## DATASET CONTENT
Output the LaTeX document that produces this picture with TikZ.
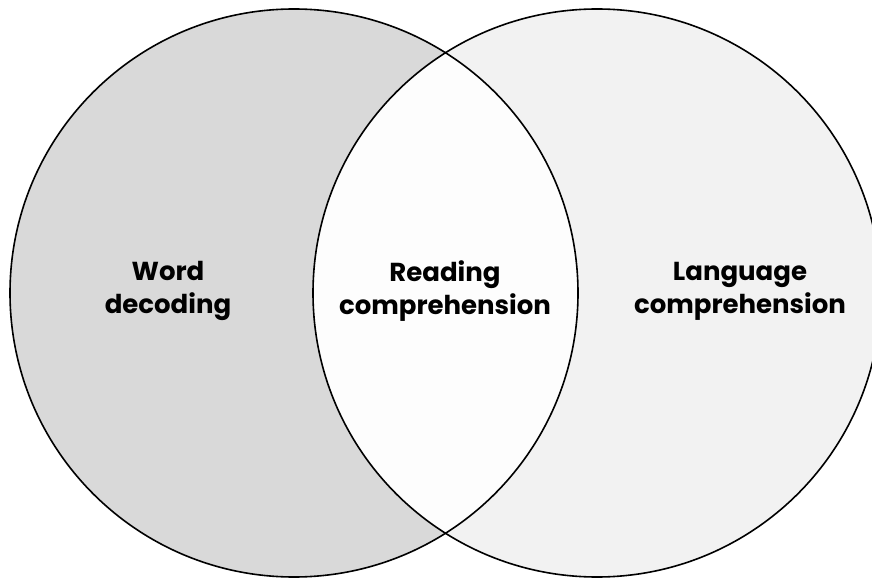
\documentclass[tikz,border=0pt]{standalone}
\usepackage{fontspec}
\setmainfont{Poppins}
\usepackage{tikz}

\definecolor{leftgray}{HTML}{D9D9D9}
\definecolor{rightgray}{HTML}{F2F2F2}
\definecolor{middlegray}{HTML}{FDFDFD}

\tikzset{
    vlabel/.style={align=center, font=\fontsize{26}{33}\selectfont\bfseries},
    vline/.style={line width=1.6pt, black}
}

\begin{document}
\begin{tikzpicture}[x=1pt,y=1pt]
        \useasboundingbox (0,0) rectangle (872,579);
        \clip (0,0) rectangle (872,579);

        % circle centres
        \coordinate (wd) at (294,286);
        \coordinate (lc) at (597,286);

        % fills
        \fill[leftgray] (wd) circle (284);
        \fill[rightgray] (lc) circle (284);
        \begin{scope}
            \clip (wd) circle (284);
            \fill[middlegray] (lc) circle (284);
        \end{scope}

        % outlines
        \draw[vline] (wd) circle (284);
        \draw[vline] (lc) circle (284);

        % labels
        \node[vlabel] (word) at (168,288) {Word\\decoding};
        \node[vlabel] (reading) at (445,288) {Reading\\comprehension};
        \node[vlabel] (language) at (740,288) {Language\\comprehension};

    \end{tikzpicture}
\end{document}
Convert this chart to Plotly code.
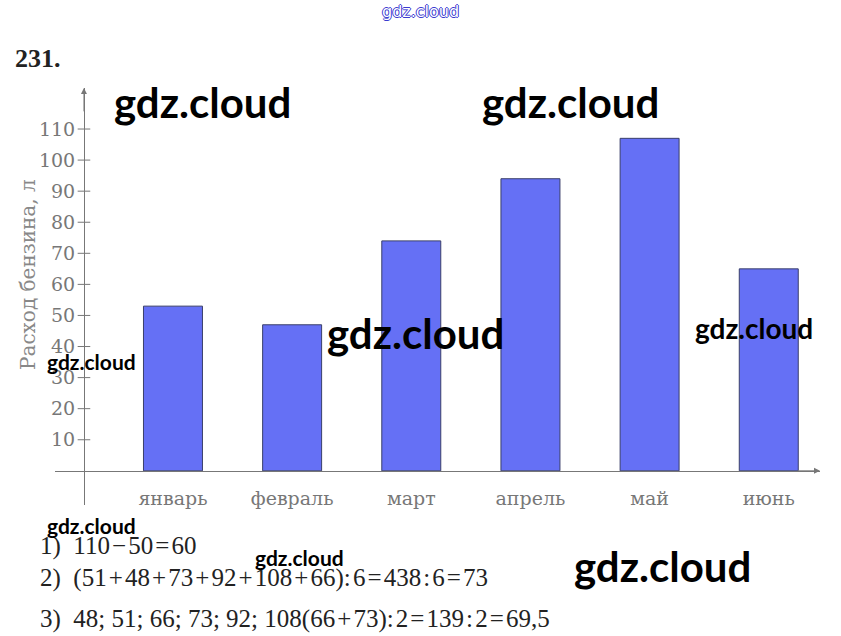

## WHAT IS ASKED
The pictures should not be reproduced; quote all of the other material exactly.

## EXERCISE ANSWER
Output the LaTeX document that produces this picture with TikZ.
\documentclass[tikz,border=0pt]{standalone}
\usepackage{fontspec}
\setmainfont{Poppins}
\usepackage{tikz}

\definecolor{leftgray}{HTML}{D9D9D9}
\definecolor{rightgray}{HTML}{F2F2F2}
\definecolor{middlegray}{HTML}{FDFDFD}

\tikzset{
    vlabel/.style={align=center, font=\fontsize{26}{33}\selectfont\bfseries},
    vline/.style={line width=1.6pt, black}
}

\begin{document}
\begin{tikzpicture}[x=1pt,y=1pt]
        \useasboundingbox (0,0) rectangle (872,579);
        \clip (0,0) rectangle (872,579);

        % circle centres
        \coordinate (wd) at (294,286);
        \coordinate (lc) at (597,286);

        % fills
        \fill[leftgray] (wd) circle (284);
        \fill[rightgray] (lc) circle (284);
        \begin{scope}
            \clip (wd) circle (284);
            \fill[middlegray] (lc) circle (284);
        \end{scope}

        % outlines
        \draw[vline] (wd) circle (284);
        \draw[vline] (lc) circle (284);

        % labels
        \node[vlabel] (word) at (168,288) {Word\\decoding};
        \node[vlabel] (reading) at (445,288) {Reading\\comprehension};
        \node[vlabel] (language) at (740,288) {Language\\comprehension};

    \end{tikzpicture}
\end{document}
Convert this chart to Plotly code.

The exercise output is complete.